Santería or La Regla Lucumí originates in West Africa in what is now Nigeria and Benin. It is the traditional religion of the Yoruba peoples there. The slave trade brought many of these people to the shores of Cuba, Brazil, Haiti, Trinidad and Puerto Rico among others. But along with the bodies being brought over for sale into a life of misery, something else was being brought along. Their souls. And their religion.

First of all, Santería is not a 'primitive' religion. On the contrary, the Yorubas were and are a very civilized people with a rich culture and deep sense of ethics. We believe in one god known as Olorun or Olodumare. Olorun is the source of ashé, the spiritual energy that makes up the universe, all life and all things material.

Olorun interacts with the world and humankind through emissaries. These emissaries are called orishas. The orishas rule over every force of nature and every aspect of human life. They are approachable and can be counted on to come to the aid of their followers, guiding us to a better life materially as well as spiritually.

Communication between orishas and humankind is accomplished through ritual, prayer, divination and ebó or offerings (which includes sacrifice). Song, rhythms, and trance possession are also means with which we interact with the orishas and how we are able to affect our day to day lives so that they we may lead deeper and fuller lives during our stay in this world.

In the New World the orishas and much of the religion was hidden behind a facade of Catholicism with the orishas themselves represented by various saints.
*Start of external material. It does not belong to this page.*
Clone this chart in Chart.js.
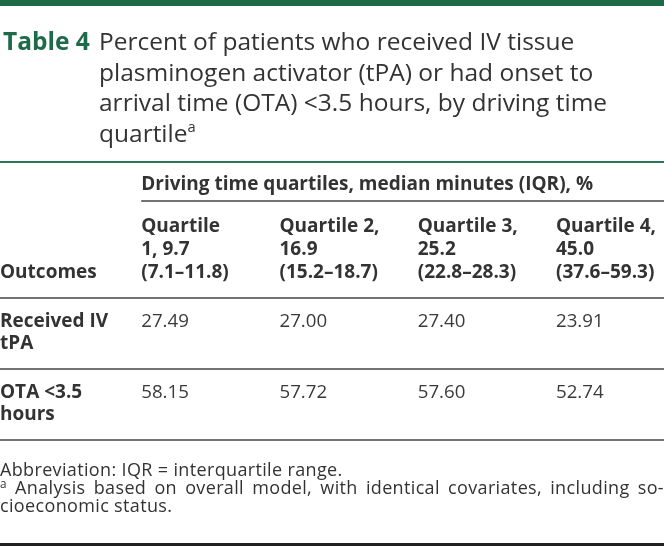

The slave owners would then say "look at how pious this slave is. She spends all of her time worshipping Saint Barbara." Unbeknownst to them, she would actually be praying to Shangó, the Lord of Lightning, fire and the dance, perhaps even praying for deliverance from that very slave owner. This is how the religion came to be known as Santería. The memory of this period of our history is also why many in our religion regard the term Santería as a derogatory.

The traditions of Santería are fiercely preserved and full knowledge of the rites, songs, and language are prerequisites to any deep involvement in the religion. Initiates must follow a strict regimen and are answerable to Olorun and the orishas for their actions. As a person passes through each initiation in the tradition, this knowledge deepens and their abilities and responsibilities grow accordingly. In fact, during the first year of their initiation into the priesthood, the initiate or Iyawó or 'bride' of the orisha must dress in white for an entire year. The iyawo must not look into a mirror, touch anyone or allow themselves to be touched, and they may not wear makeup, or go out at night for this year.

La Santería is famous for its 'magic'. This magic is based on a knowledge of the mysteries or orishas and how to interact with them to better our lives and the lives of those who come to us for the aid of the orishas. We live under the premise that this world is a magical one. This knowledge seems 'supernatural' only to those who don't understand it, but it really is quite natural.

Although the people were yanked away from their homes in Africa and enslaved in the New World, the orishas, the religion and its power could never be chained down and the religion survives now. Not as an anachronism, but ever growing even now in such places as France and the Netherlands.